At trial, the district court granted Eisai’s motion to dismiss the case for lack of subject matter jurisdiction. The court agreed with Eisai that there was no controversy because the preliminary injunction in the separate litigation already prevented Teva from marketing the generic. Additionally, Eisai filed statutory disclaimers with the USPTO that disclaimed enforcement of two patents and established covenant-not-to-sue agreements on the other two patents. However, despite these disclaimers and agreements, the four patents remain listed in the Orange Book.
The Federal Circuit reversed the district court’s dismissal, relying on Caraco v. Forest Labs, 527 F.3d 1278 (Fed. Cir. 2008). Caraco established that a subsequent Paragraph IV filer may bring a DJ action against an NDA holder who lists a patent in the Orange Book because “but-for” the Orange Book listing, the Paragraph IV filer would not be delayed in receiving FDA approval. The delay causes the Paragraph IV filer to suffer an injury that is “fairly traceable” to the defendant NDA holder and is therefore appropriate for a DJ action. Furthermore, if an Orange Book listing creates an “independent barrier” requiring a court judgment of invalidity or non-infringement for a Paragraph IV filer to enter the market, then the Paragraph IV filer has been deprived of an economic opportunity to compete.
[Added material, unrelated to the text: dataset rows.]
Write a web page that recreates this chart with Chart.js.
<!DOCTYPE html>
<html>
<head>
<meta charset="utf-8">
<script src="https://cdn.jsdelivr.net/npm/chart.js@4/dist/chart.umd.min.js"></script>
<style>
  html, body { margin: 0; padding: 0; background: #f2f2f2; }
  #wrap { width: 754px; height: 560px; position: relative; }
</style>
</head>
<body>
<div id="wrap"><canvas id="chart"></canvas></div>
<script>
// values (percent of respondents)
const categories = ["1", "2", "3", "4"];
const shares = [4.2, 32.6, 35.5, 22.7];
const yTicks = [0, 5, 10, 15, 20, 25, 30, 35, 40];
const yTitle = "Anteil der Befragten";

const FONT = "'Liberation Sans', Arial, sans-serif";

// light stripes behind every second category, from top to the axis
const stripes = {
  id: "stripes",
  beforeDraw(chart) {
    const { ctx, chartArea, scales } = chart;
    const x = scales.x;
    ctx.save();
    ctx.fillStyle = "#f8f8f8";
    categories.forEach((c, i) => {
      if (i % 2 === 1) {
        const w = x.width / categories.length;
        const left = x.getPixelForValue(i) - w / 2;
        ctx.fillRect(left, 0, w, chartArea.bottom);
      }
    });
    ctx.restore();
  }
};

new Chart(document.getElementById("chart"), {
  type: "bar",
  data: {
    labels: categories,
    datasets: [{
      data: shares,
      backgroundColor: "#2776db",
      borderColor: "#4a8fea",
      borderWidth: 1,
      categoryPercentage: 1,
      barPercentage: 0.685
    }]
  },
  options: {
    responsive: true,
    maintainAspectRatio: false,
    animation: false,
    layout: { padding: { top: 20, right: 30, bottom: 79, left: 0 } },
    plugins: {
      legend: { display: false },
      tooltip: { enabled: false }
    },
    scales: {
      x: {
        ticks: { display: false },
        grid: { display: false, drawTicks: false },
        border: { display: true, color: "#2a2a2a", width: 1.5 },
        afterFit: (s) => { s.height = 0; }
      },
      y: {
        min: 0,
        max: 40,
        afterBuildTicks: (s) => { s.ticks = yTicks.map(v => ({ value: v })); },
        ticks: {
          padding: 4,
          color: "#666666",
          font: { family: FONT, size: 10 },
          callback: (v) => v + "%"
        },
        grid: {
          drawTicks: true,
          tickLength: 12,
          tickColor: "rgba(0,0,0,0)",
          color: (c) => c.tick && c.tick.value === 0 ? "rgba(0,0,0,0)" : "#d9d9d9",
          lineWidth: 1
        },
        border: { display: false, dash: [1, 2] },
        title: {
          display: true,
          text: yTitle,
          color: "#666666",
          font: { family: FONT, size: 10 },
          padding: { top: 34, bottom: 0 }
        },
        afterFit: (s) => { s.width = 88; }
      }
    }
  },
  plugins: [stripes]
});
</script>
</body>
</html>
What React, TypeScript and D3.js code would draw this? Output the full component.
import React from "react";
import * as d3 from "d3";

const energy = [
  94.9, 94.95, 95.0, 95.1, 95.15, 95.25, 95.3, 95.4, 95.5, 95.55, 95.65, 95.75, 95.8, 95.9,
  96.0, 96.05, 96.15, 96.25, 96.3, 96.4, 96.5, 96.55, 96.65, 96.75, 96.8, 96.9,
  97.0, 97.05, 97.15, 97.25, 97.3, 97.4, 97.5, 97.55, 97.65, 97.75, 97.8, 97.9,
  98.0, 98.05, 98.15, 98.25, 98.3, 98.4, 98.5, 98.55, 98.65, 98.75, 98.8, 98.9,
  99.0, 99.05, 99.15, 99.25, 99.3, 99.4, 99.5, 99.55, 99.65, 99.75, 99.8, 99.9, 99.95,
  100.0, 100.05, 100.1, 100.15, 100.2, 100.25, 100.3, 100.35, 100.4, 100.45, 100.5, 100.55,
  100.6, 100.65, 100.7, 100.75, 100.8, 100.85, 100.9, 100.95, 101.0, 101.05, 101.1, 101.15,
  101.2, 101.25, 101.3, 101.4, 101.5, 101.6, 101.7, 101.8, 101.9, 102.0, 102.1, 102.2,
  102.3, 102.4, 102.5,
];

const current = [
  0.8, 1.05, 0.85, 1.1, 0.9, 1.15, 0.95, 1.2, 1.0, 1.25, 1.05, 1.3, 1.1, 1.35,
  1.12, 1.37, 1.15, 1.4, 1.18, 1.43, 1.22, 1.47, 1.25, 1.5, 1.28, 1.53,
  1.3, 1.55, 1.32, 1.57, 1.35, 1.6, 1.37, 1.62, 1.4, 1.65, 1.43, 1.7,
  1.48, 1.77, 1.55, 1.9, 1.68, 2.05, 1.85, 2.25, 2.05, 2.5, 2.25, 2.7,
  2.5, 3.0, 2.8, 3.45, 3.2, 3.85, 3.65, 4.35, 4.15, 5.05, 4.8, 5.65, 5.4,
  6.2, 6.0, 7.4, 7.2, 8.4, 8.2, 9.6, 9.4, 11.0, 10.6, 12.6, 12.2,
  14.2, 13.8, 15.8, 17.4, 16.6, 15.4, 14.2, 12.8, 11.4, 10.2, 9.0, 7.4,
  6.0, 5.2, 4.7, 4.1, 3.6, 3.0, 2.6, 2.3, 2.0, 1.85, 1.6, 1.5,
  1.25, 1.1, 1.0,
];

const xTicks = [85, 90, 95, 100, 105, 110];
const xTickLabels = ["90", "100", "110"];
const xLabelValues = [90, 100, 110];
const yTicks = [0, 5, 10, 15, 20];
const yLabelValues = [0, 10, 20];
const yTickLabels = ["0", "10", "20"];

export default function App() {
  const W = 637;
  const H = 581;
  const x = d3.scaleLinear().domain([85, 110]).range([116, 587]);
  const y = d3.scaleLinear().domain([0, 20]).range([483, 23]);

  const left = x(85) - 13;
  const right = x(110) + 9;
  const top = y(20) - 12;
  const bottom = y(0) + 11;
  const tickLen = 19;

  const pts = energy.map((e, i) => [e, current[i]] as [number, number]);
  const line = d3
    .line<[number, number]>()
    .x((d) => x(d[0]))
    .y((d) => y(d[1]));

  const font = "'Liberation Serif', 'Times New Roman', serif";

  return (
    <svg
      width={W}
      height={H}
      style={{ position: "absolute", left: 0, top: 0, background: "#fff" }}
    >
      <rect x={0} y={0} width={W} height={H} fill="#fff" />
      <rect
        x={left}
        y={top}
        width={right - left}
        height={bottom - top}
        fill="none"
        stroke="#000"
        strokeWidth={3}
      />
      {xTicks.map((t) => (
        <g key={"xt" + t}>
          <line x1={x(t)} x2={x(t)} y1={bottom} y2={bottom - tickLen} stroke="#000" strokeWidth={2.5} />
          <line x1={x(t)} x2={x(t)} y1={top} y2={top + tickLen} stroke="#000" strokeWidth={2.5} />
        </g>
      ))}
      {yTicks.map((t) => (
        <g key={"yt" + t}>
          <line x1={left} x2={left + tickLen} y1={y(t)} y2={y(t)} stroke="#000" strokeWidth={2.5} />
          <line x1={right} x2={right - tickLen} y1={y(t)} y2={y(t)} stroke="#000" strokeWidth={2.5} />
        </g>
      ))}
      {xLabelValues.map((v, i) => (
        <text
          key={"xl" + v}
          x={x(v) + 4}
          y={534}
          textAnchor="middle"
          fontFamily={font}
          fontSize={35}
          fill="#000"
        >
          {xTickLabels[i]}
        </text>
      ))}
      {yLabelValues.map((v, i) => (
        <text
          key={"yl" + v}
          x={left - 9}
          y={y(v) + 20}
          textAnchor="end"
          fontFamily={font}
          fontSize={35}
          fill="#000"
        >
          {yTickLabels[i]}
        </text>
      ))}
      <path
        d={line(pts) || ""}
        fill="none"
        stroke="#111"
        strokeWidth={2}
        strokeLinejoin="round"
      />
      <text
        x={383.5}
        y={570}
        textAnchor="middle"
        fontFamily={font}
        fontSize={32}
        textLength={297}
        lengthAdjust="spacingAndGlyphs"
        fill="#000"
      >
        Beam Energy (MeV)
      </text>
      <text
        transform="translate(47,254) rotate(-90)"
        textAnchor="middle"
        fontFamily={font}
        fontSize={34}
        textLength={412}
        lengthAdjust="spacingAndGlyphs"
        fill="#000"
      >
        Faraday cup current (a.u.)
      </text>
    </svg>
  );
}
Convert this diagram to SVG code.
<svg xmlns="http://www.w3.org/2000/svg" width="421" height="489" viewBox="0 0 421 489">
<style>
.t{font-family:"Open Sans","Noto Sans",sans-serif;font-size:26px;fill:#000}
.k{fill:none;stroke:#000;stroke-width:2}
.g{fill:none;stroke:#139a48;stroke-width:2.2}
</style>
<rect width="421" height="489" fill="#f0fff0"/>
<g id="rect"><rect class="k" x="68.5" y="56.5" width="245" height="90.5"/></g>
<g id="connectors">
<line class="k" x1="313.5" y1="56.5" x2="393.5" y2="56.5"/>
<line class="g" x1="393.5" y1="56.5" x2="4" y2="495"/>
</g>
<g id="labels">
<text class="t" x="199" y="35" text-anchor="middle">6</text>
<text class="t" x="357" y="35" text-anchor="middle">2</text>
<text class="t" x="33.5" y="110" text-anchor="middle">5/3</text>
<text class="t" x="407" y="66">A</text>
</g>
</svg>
The Federal Circuit also distinguished Janssen v. Apotex, 540 F.3d 1353 (Fed. Cir. 2008), where a subsequent Paragraph IV filer unsuccessfully brought a DJ action in order to trigger the first filer’s exclusivity period. In Janssen, while the DJ action was pending, the subsequent Paragraph IV filer stipulated to the validity, infringement, and enforceability of another Orange Book patent covering the same drug. Therefore, even if the DJ action succeeded, the stipulation and not the Orange Book listing prevented the subsequent filer from marketing the generic drug.
Since Teva and Gate had not stipulated to the validity, infringement, or enforceability of any of the donepezil patents, the court applied Caraco. The court also noted that the preliminary injunction granted in the ‘841 patent litigation may only temporarily prevent Teva and Gate from marketing generic donepezil, and no final judgment as to the validity, infringement, or enforceability of the ‘841 patent had been made.
The Federal Circuit also found that the district court’s dismissal of the suit was an abuse of discretion under the Declaratory Judgment Act. The district court (1) erred in concluding that it lacked subject matter jurisdiction and using that as a basis for declining jurisdiction, and (2) erred in concluding that the multiple ANDA’s and relationship between Teva and Gate signaled “improper gamesmanship.”
Writing for Patent Docs, Kevin Noonan noted that the case shows the interplay between the “complex” and “perhaps Byzantine” Hatch-Waxman regulations with other statutory mandates. Despite the complexity, this case expands a subsequent Paragraph IV filer’s ability to trigger the first filer’s exclusivity period, potentially allowing more generic drugs to reach the public quickly.